The environmental racism of The Birth Of A Nation is not egregious by the standards of its day.  It wouldn't even have been egregious by the standards of 1939, the year of Gone With the Wind, which simply used cleverer and more sophisticated means to distract us from thinking too seriously about the horrors and the enduring moral stain of slavery.  And in the first half of The Birth Of A Nation, the more disturbing and pathological racist element is almost overwhelmed by the lyric beauty of the film in its celebration of family and home and gallantry and innocent courtly love.

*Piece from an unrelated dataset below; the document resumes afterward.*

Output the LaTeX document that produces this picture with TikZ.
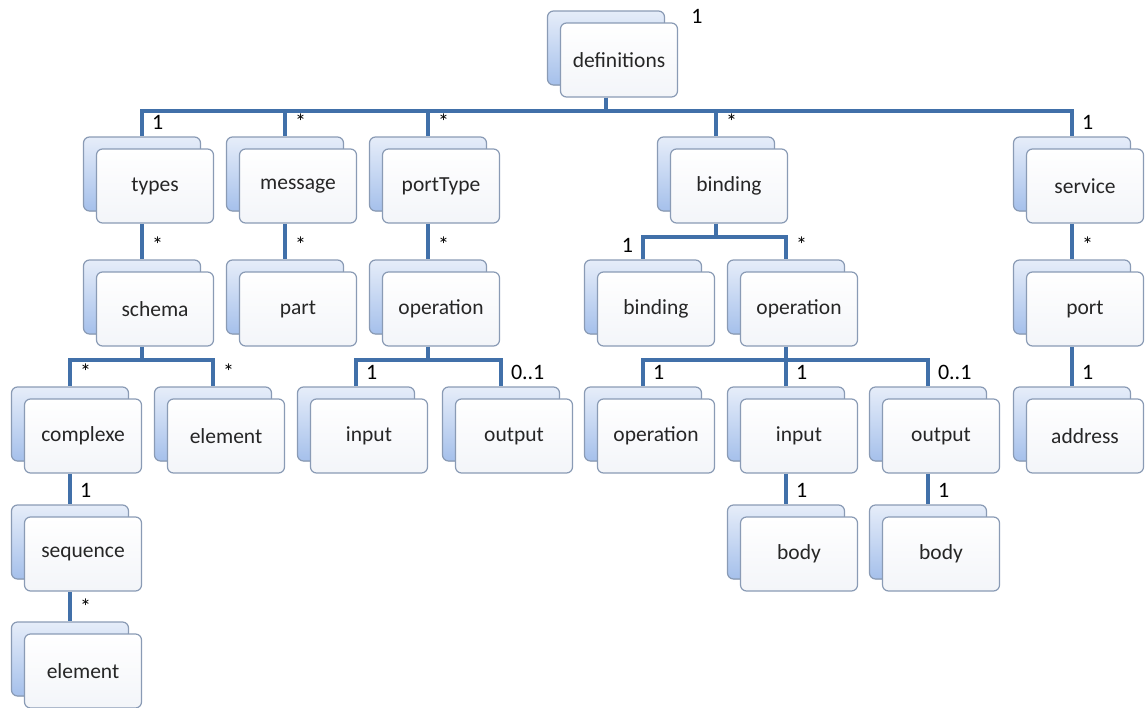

But we will see that the pathological element has been carefully interwoven into the fabric of the film's first half precisely in order to set up its emotional ascendancy in the second half -- and there is no question that this strategy was deliberate.  The Birth Of A Nation prides itself on historical accuracy -- with some justification.  The film is historically responsible and convincing in visual terms, and in many of its recreations of actual events.  The only times it departs conspicuously from historical accuracy, the only times it unashamedly distorts and falsifies the historical record, are in those passages where it seeks to promote its psycho-sexual racist agenda.  That agenda will come to dominate the second half of the film, but it was painstakingly and strikingly foreshadowed in the first half.